Why This Matters Beyond the Technology

The cement industry accounts for roughly seven percent of global CO₂ emissions. Steel production, shipping, and aviation together account for considerably more. These are the sectors where simply switching to electric power — the solution that works for cars and heating systems — does not straightforwardly apply. They require either very high temperatures, very high energy density, or fuels that can be stored and carried. Hydrogen can meet all three requirements, and if that hydrogen is produced from wind and seawater rather than from natural gas, it carries no carbon penalty.

The EU's hydrogen strategy, published in 2020, set targets of six gigawatts of electrolyser capacity by 2024 and forty gigawatts by 2030. Reaching those numbers would require both onshore and offshore electrolysis at scale.

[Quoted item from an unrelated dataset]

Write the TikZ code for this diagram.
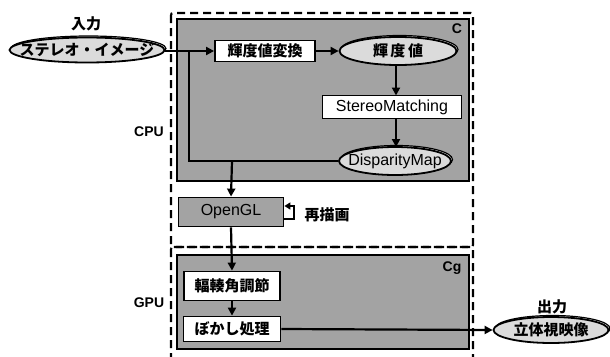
\documentclass[tikz,border=0pt]{standalone}
\usepackage{fontspec}
\setmainfont{Liberation Sans}
\newfontfamily\jp{Noto Sans CJK JP}
\usetikzlibrary{shapes.geometric,arrows.meta,shadows}
\definecolor{shade}{gray}{0.64}
\definecolor{lshade}{gray}{0.86}
\tikzset{
  lw/.style={line width=2.2pt},
  arr/.style={lw,-{Triangle[length=8pt,width=8pt]}},
  dbox/.style={draw,line width=2.2pt,dash pattern=on 8pt off 5pt,rounded corners=2pt},
  gbox/.style={draw,line width=1.8pt,fill=shade},
  wbox/.style={draw,line width=1.8pt,fill=white,inner sep=0pt},
  oval/.style={ellipse,draw,line width=1.8pt,fill=lshade,inner xsep=-40pt,inner ysep=-10pt,
    general shadow={shadow xshift=1.5pt,shadow yshift=1.5pt,fill=white,draw=black,line width=1.2pt}},
  jt/.style={font=\jp\bfseries\fontsize{15}{15}\selectfont},
  lt/.style={font=\fontsize{16}{16}\selectfont},
  bt/.style={font=\bfseries\fontsize{14}{14}\selectfont},
}
\begin{document}
\begin{tikzpicture}[x=1pt,y=-1pt]
\useasboundingbox (0,0) rectangle (610,356);
% dashed regions
\draw[dbox] (171,13) rectangle (473,247);
\draw[dbox] (171,247) rectangle (473,370);
% shaded regions
\draw[gbox] (177,19) rectangle (469,181);
\draw[gbox] (177,255) rectangle (469,349);
\node[bt] (clab) at (457,29) {C};
\node[bt] (cglab) at (452,268) {Cg};
\node[bt] (cpu) at (149,132) {CPU};
\node[bt] (gpu) at (149,303) {GPU};
% nodes
\node[jt] (inlab) at (86,24) {入力};
\node[oval,jt,minimum width=155pt,minimum height=25pt] (in) at (87,50) {ステレオ・イメージ};
\node[wbox,jt,minimum width=100pt,minimum height=21pt] (conv) at (265,51) {輝度値変換};
\node[oval,jt,minimum width=117pt,minimum height=28pt] (ld) at (398,51) {輝\,度\,値};
\node[wbox,lt,minimum width=139pt,minimum height=23pt] (sm) at (392,107) {StereoMatching};
\node[oval,lt,minimum width=112pt,minimum height=28pt] (dm) at (395,161) {DisparityMap};
\node[gbox,lt,inner sep=0pt,minimum width=105pt,minimum height=29pt] (gl) at (231,212) {OpenGL};
\node[jt] (redraw) at (327,215) {再描画};
\node[wbox,jt,minimum width=96pt,minimum height=29pt] (adj) at (232,286) {輻輳角調節};
\node[wbox,jt,minimum width=97pt,minimum height=25pt] (blur) at (232,329) {ぼかし処理};
\node[jt] (outlab) at (552,307) {出力};
\node[oval,jt,minimum width=115pt,minimum height=26pt] (out) at (551,330) {立体視映像};
% connectors
\coordinate (br) at (189,51);
\coordinate (j) at (232,161);
\draw[arr] (in.east |- conv.west) -- (conv.west);
\draw[arr] (conv.east) -- (ld.west);
\draw[arr] (396,65) -- (396,95.5);
\draw[arr] (396,118.5) -- (396,147);
\draw[lw] (dm.west) -| (br);
\draw[arr] (j) -- (gl.north);
\draw[arr] (gl.south) -- (adj.north);
\draw[arr] (adj.south) -- (blur.north);
\draw[arr] (blur.east) -- (out.west);
\coordinate (r1) at (294,219);
\coordinate (r2) at (294,206);
\draw[lw,-{Triangle[length=6pt,width=7pt]}] (gl.east |- r1) -- (r1) -- (r2) -- (gl.east |- r2);
\end{tikzpicture}
\end{document}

The OYSTER project was explicitly positioned as a necessary first step — building the engineering knowledge and demonstrating the technical feasibility before larger deployments could be contemplated. The project ran to the end of 2024, with findings disseminated to the wider offshore hydrogen sector.

The Humber region, where OYSTER's shoreside trials were based, is home to some of the UK's most carbon-intensive heavy industry — steel, chemical manufacturing, and refining. It is simultaneously the region with the greatest access to offshore wind resource in the country. The convergence of industrial hydrogen demand and offshore wind supply in the same geography is not coincidental. It is the logic that made Grimsby the project's base.

The Oyster Connection

It is worth sitting with the metaphor for a moment, because it is unusually precise. An oyster does not generate what it produces from raw materials it carries with it. It takes what the water brings — phytoplankton, minerals, dissolved compounds — and through its physiology transforms them into something else: shell, flesh, pearl. The OYSTER electrolyser does something structurally similar. The ocean provides the water. The wind provides the energy. The machine, clamped to the turbine foundation in a harsh offshore environment, filters and converts what surrounds it into a form that can be transported and used elsewhere.

The oyster is also, in the zoological literature, a remarkably resilient animal. It survives temperature swings, salinity changes, storm surges, and predation through a combination of structural toughness and physiological adaptability. These are exactly the properties the OYSTER engineering team needed to build into a machine that would spend twenty-five years bolted to a turbine foundation in the North Sea. Whether the name was chosen for this resonance or for the convenience of the acronym, the fit is close enough to be instructive.

What the project represents, in the broadest sense, is a movement to treat the ocean not merely as a place to extract seafood or to site energy infrastructure, but as an active partner in both — a medium that provides the raw materials for transformation. The same logic that led humans to understand the oyster as a filter of the sea is now being applied to the sea itself, as a source of both the energy and the water needed to produce the fuel that may define the next century of industry.